Not much changed in the U.K.-Russian spy game after the fall of the Soviet Union in the early 1990s. Russia has a significant intelligence presence in the country, according to Parker, only this time, it has cyber-warfare as an added weapon. Moscow targets everything from military assets to economic information, Parker said.

MI5 history is shrouded in mystery that continues to this day. Unlike its sister organization MI6, the intelligence agency of James Bond fame, MI5 is responsible for counter-intelligence, or catching spies. Its role is certainly not as glamorous as foreign intelligence collection, but it is crucial to the security of not only the U.K., but also the United States. MI5 is part of a special intelligence partnership known as the “Five Eyes,” which is comprised of the intelligence agencies of Australia, Canada, New Zealand, the U.K. and the U.S. The partnership allows easy sharing of crucial intelligence between all members.

Parker’s decision to speak to The Guardian is strange, given the outlet’s publication of former NSA contractor Edward Snowden’s leaks, but the move is also intentional.

“We recognize that in a changing world we have to change too,” said Parker. “We have a responsibility to talk about our work and explain it.”

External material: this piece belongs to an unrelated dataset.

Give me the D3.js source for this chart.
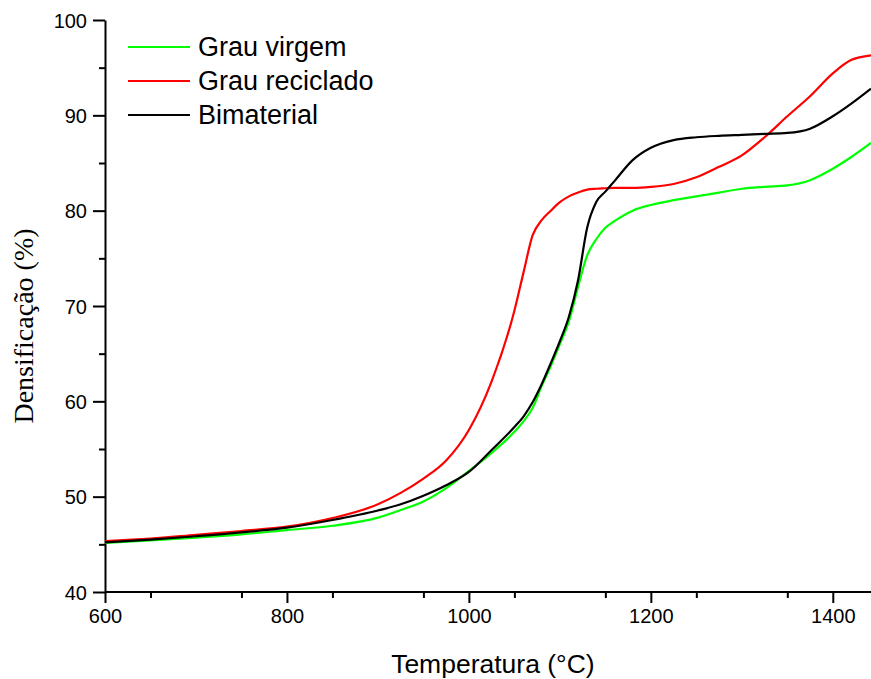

That said, Parker is still critical of Snowden’s irresponsible actions. He pointed out that the leaks gave adversaries a dangerous amount of knowledge which could be used against the U.S. and U.K.

“I spoke out at the time about the damage that was done to the work of British and allied intelligence agencies, about having so much about how we operate revealed to our adversaries. Secrecy is not something we need for its own sake,” said Parker.

The security chief pointed to Russia’s increasing aggression in the Ukraine and Syria as prime examples of the growing threat faced by the U.K.

“Russia increasingly seems to define itself by opposition to the west and seems to act accordingly,” said Parker. “You can see that on the ground with Russia’s activities in Ukraine and Syria. But there is high-volume activity out of sight with the cyber threat. Russia has been a covert threat for decades. What’s different these days is that there are more and more methods available.”

Russia’s cyber-warfare activities are carried out through its proxy hacker collectives, known as Fancy Bear and Cozy Bear. Various cyber security firms believe these groups are responsible for the hacks against the Democratic National Committee and Clinton campaign chair John Podesta, among others.